为什么N不能做信号量?后来想了一下..这个东西是共享的资源…明显不能拿来做信号量的吧。
文中3个信号量
Semaphore barberReady = 0 Semaphore accessWRSeats = 1 # if 1, the # of seats in the waiting room can be incremented or decremented Semaphore custReady = 0 # the number of customers currently in the waiting room, ready to be served
其中barberReady是理发师就绪的信号量,barber讲客人请入理发室后,signal一下,然后示意客户可以开始理发了,客户那边wait这个信号量,等到了就开始理发过程。
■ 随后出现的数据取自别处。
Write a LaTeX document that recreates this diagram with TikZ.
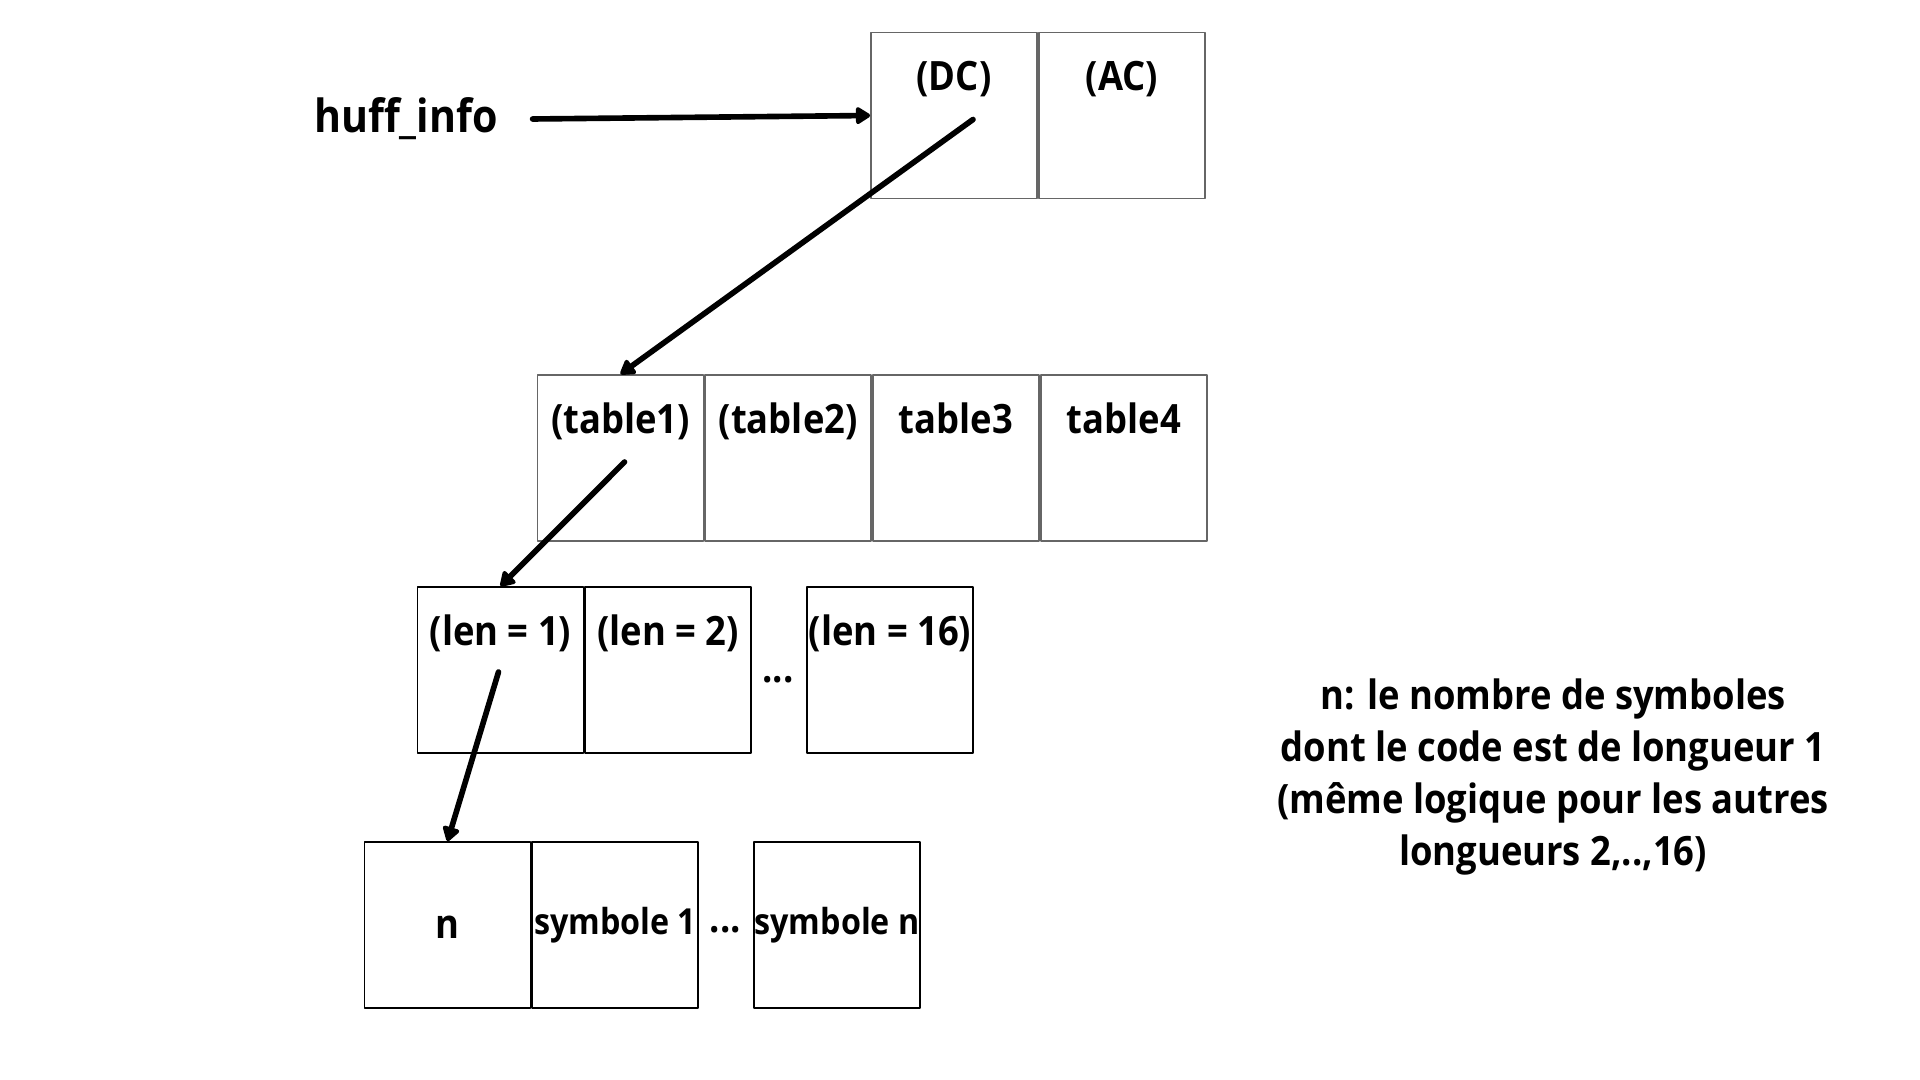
\documentclass[tikz,border=0pt]{standalone}
\usepackage{fontspec}
\setmainfont{Open Sans}[FakeStretch=0.9]
\usetikzlibrary{positioning,arrows.meta}
\tikzset{
	cell/.style={draw=gray!80!black, line width=0.5pt, minimum width=1.66cm, minimum height=1.66cm, inner sep=0pt},
	cellb/.style={cell, draw=black},
	lbl/.style={font=\fontsize{11.5}{13.5}\selectfont\bfseries, inner sep=0pt},
	toplbl/.style={lbl, text height=8.6pt, text depth=2.9pt},
	ptr/.style={->, line width=1.6pt}
}
\begin{document}
\begin{tikzpicture}[>={Triangle[round, length=4.6pt, width=5.4pt]}, line join=round, line cap=round]
	\useasboundingbox (0,0) rectangle (19.2,-10.8);
	% Niveau 1 : huff_info -> (DC) (AC)
	\node[font=\fontsize{13}{15}\selectfont\bfseries, inner sep=0pt] (huff) at (4.06,-1.19) {huff\_info};
	\node[cell] (dc) at (9.54,-1.155) {};
	\node[cell, right=0pt of dc] (ac) {};
	\node[toplbl] (dctxt) at ([yshift=-0.49cm]dc.north) {(DC)};
	\node[toplbl] (actxt) at ([yshift=-0.49cm]ac.north) {(AC)};
	
	% Niveau 2 : les 4 tables
	\node[cell] (t1) at (6.205,-4.58) {};
	\node[cell, right=0pt of t1] (t2) {};
	\node[cell, right=0pt of t2] (t3) {};
	\node[cell, right=0pt of t3] (t4) {};
	\node[toplbl] (t1txt) at ([yshift=-0.49cm]t1.north) {(table1)};
	\node[toplbl] (t2txt) at ([yshift=-0.49cm]t2.north) {(table2)};
	\node[toplbl] (t3txt) at ([yshift=-0.49cm]t3.north) {table3};
	\node[toplbl] (t4txt) at ([yshift=-0.49cm]t4.north) {table4};
	
	% Niveau 3 : longueurs 1..16
	\node[cellb] (l1) at (5.005,-6.70) {};
	\node[cellb, right=0pt of l1] (l2) {};
	\node[cellb] (l16) at (8.90,-6.70) {};
	\node[toplbl] (l1txt) at ([yshift=-0.49cm]l1.north) {(len = 1)};
	\node[toplbl] (l2txt) at ([yshift=-0.49cm]l2.north) {(len = 2)};
	\node[toplbl] (l16txt) at ([yshift=-0.49cm]l16.north) {(len = 16)};
	\node[lbl, anchor=base] (ldots) at (7.78,-6.82) {...};
	
	% Niveau 4 : n, symboles
	\node[cellb] (nb) at (4.475,-9.25) {};
	\node[cellb, right=0pt of nb] (s1) {};
	\node[cellb] (sn) at (8.37,-9.25) {};
	\node[lbl] (ntxt) at ([yshift=-0.02cm]nb.center) {n};
	\node[lbl, font=\fontsize{10.2}{12}\selectfont\bfseries] (s1txt) at (s1.center) {symbole 1};
	\node[lbl, font=\fontsize{10.2}{12}\selectfont\bfseries] (sntxt) at (sn.center) {symbole n};
	\node[lbl, anchor=base] (sdots) at (7.255,-9.32) {...};
	
	% Remarque
	\node[lbl, align=center, font=\fontsize{11.5}{14.8}\selectfont\bfseries] (note) at (15.53,-7.77)
	{n: le nombre de symboles\\ dont le code est de longueur 1\\(même logique pour les autres\\longueurs 2,..,16)};
	
	% Pointeurs
	\coordinate (dcptr) at ([shift={(0.19,-0.04)}]dc.center);
	\coordinate (t1ptr) at ([shift={(0.04,-0.04)}]t1.center);
	\coordinate (l1ptr) at ([shift={(-0.02,-0.02)}]l1.center);
	\draw[ptr] ([xshift=0.34cm]huff.east) -- (dc.west);
	\draw[ptr] (dcptr) -- (t1.north);
	\draw[ptr] (t1ptr) -- (l1.north);
	\draw[ptr] (l1ptr) -- (nb.north);
\end{tikzpicture}
\end{document}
这个是一个同步的关系,因为肯定是要理发师先准备好,然后客人才可以开始理发,这两个动作有顺序要求,所以信号量初值设置成0.
第二个accessWRSeats是用来锁座椅数目改变的,锁住(=0)的时候,说明waitingroom内有人员变动中,要阻塞其他人对人员变动的尝试。显然这是一个互斥量(mutex),当客人进入理发室准备理发时、或者理发店外有人进入时,都要改变numberOfFreeWRSeats这个量,这种操作显然是独占的,同时只能有一方来修改这个值,所以引入此信号量协调。
第三个嘛..客人就绪的信号量,主要原因是barber空闲下来的时候需要睡大觉。这个与第一个信号量一样,是一个同步的问题。即客人先要准备好了,才能把理发师唤醒做事情,不然就别吵到他。
三个信号量理解了,后面的过程也就一目了然了。不知道我说的对不对…
这个问题应该有另一(或多)种解法,另一种解法是指会导致barber的starvation的解法,或者是权衡两者折中的办法,这个没有多想过。